§ **Your objective**
Would you write out the listing verbatim and skip every picture in it?

-- START --

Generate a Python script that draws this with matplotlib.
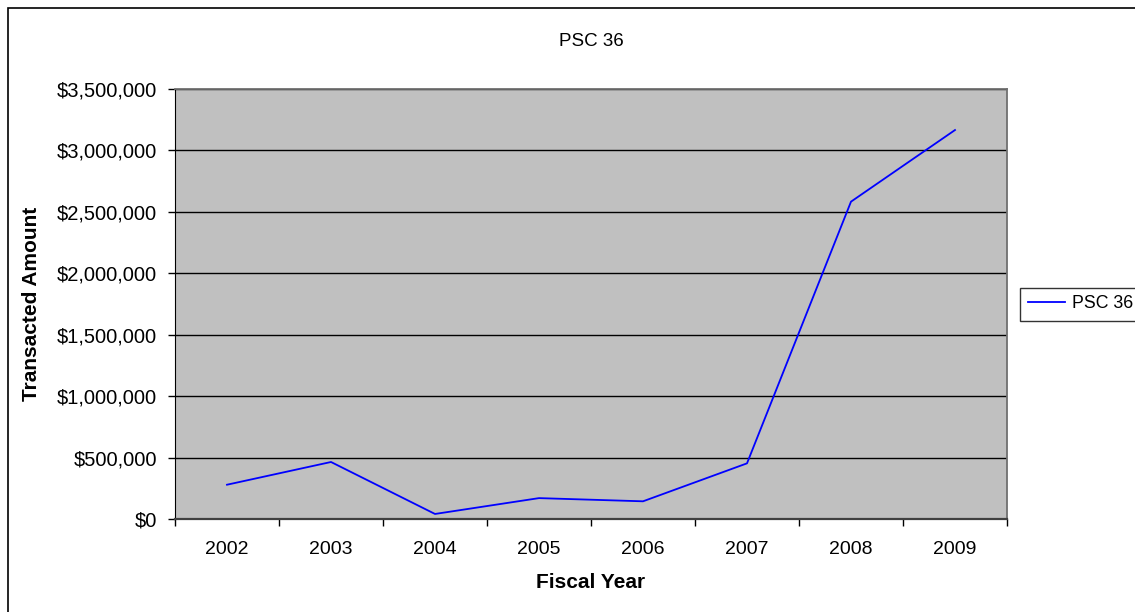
import matplotlib.pyplot as plt
from matplotlib.patches import Rectangle
from matplotlib.ticker import FuncFormatter, FixedLocator

plt.rcParams['font.family'] = ['Liberation Sans', 'DejaVu Sans']

years = ['2002', '2003', '2004', '2005', '2006', '2007', '2008', '2009']
amounts = [279000, 464000, 41000, 170000, 144000, 453000, 2583000, 3166000]
series_name = 'PSC 36'

W, H = 1135, 612
fig = plt.figure(figsize=(W / 100, H / 100), dpi=100)

# outer chart border (right and bottom run off the image)
fig.patches.append(Rectangle((7.5 / W, -0.1), 2, 1 - 7.5 / H + 0.1,
                             transform=fig.transFigure, fill=False,
                             edgecolor='black', linewidth=1.2))

ax = fig.add_axes([175 / W, 1 - 519 / H, 832 / W, 430 / H])
ax.set_facecolor('#C0C0C0')

x = list(range(len(years)))
ax.plot(x, amounts, color='#0000FF', linewidth=1.3, label=series_name)

ax.set_xlim(-0.5, len(years) - 0.5)
ax.set_ylim(0, 3500000)
ax.set_yticks(range(0, 3500001, 500000))
ax.yaxis.set_major_formatter(FuncFormatter(lambda v, p: '${:,.0f}'.format(v)))
ax.grid(axis='y', color='black', linewidth=1)
ax.set_axisbelow(True)

ax.set_xticks(x)
ax.set_xticklabels(years)
ax.xaxis.set_minor_locator(FixedLocator([i - 0.5 for i in range(len(years) + 1)]))
ax.tick_params(axis='x', which='major', length=0, pad=16, labelsize=14)
ax.tick_params(axis='x', which='minor', length=5, width=1, direction='out')
ax.tick_params(axis='y', length=5, width=1, pad=8, labelsize=14.5)

for s in ['top', 'right']:
    ax.spines[s].set_color('#707070')
    ax.spines[s].set_linewidth(1.3)
ax.spines['left'].set_color('black')
ax.spines['bottom'].set_color('#404040')
ax.spines['bottom'].set_linewidth(1.6)

fig.text(591 / W, 1 - 42 / H, 'PSC 36', ha='center', va='center', fontsize=13.5)
fig.text(591 / W, 1 - 583 / H, 'Fiscal Year', ha='center', va='center',
         fontsize=15, fontweight='bold')
fig.text(32 / W, 1 - 304 / H, 'Transacted Amount', ha='center', va='center',
         rotation=90, fontsize=15, fontweight='bold')

leg = fig.legend(loc='center left', bbox_to_anchor=(1020 / W, 1 - 304 / H),
                 frameon=True, fancybox=False, edgecolor='black', fontsize=12.8,
                 handlelength=2.1, handletextpad=0.35, borderpad=0.45,
                 borderaxespad=0)
leg.get_frame().set_linewidth(1)

fig.savefig('out.png', dpi=100)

-- END --

§ **Complete answer**
Generate a Python script that draws this with matplotlib.
import matplotlib.pyplot as plt
from matplotlib.patches import Rectangle
from matplotlib.ticker import FuncFormatter, FixedLocator

plt.rcParams['font.family'] = ['Liberation Sans', 'DejaVu Sans']

years = ['2002', '2003', '2004', '2005', '2006', '2007', '2008', '2009']
amounts = [279000, 464000, 41000, 170000, 144000, 453000, 2583000, 3166000]
series_name = 'PSC 36'

W, H = 1135, 612
fig = plt.figure(figsize=(W / 100, H / 100), dpi=100)

# outer chart border (right and bottom run off the image)
fig.patches.append(Rectangle((7.5 / W, -0.1), 2, 1 - 7.5 / H + 0.1,
                             transform=fig.transFigure, fill=False,
                             edgecolor='black', linewidth=1.2))

ax = fig.add_axes([175 / W, 1 - 519 / H, 832 / W, 430 / H])
ax.set_facecolor('#C0C0C0')

x = list(range(len(years)))
ax.plot(x, amounts, color='#0000FF', linewidth=1.3, label=series_name)

ax.set_xlim(-0.5, len(years) - 0.5)
ax.set_ylim(0, 3500000)
ax.set_yticks(range(0, 3500001, 500000))
ax.yaxis.set_major_formatter(FuncFormatter(lambda v, p: '${:,.0f}'.format(v)))
ax.grid(axis='y', color='black', linewidth=1)
ax.set_axisbelow(True)

ax.set_xticks(x)
ax.set_xticklabels(years)
ax.xaxis.set_minor_locator(FixedLocator([i - 0.5 for i in range(len(years) + 1)]))
ax.tick_params(axis='x', which='major', length=0, pad=16, labelsize=14)
ax.tick_params(axis='x', which='minor', length=5, width=1, direction='out')
ax.tick_params(axis='y', length=5, width=1, pad=8, labelsize=14.5)

for s in ['top', 'right']:
    ax.spines[s].set_color('#707070')
    ax.spines[s].set_linewidth(1.3)
ax.spines['left'].set_color('black')
ax.spines['bottom'].set_color('#404040')
ax.spines['bottom'].set_linewidth(1.6)

fig.text(591 / W, 1 - 42 / H, 'PSC 36', ha='center', va='center', fontsize=13.5)
fig.text(591 / W, 1 - 583 / H, 'Fiscal Year', ha='center', va='center',
         fontsize=15, fontweight='bold')
fig.text(32 / W, 1 - 304 / H, 'Transacted Amount', ha='center', va='center',
         rotation=90, fontsize=15, fontweight='bold')

leg = fig.legend(loc='center left', bbox_to_anchor=(1020 / W, 1 - 304 / H),
                 frameon=True, fancybox=False, edgecolor='black', fontsize=12.8,
                 handlelength=2.1, handletextpad=0.35, borderpad=0.45,
                 borderaxespad=0)
leg.get_frame().set_linewidth(1)

fig.savefig('out.png', dpi=100)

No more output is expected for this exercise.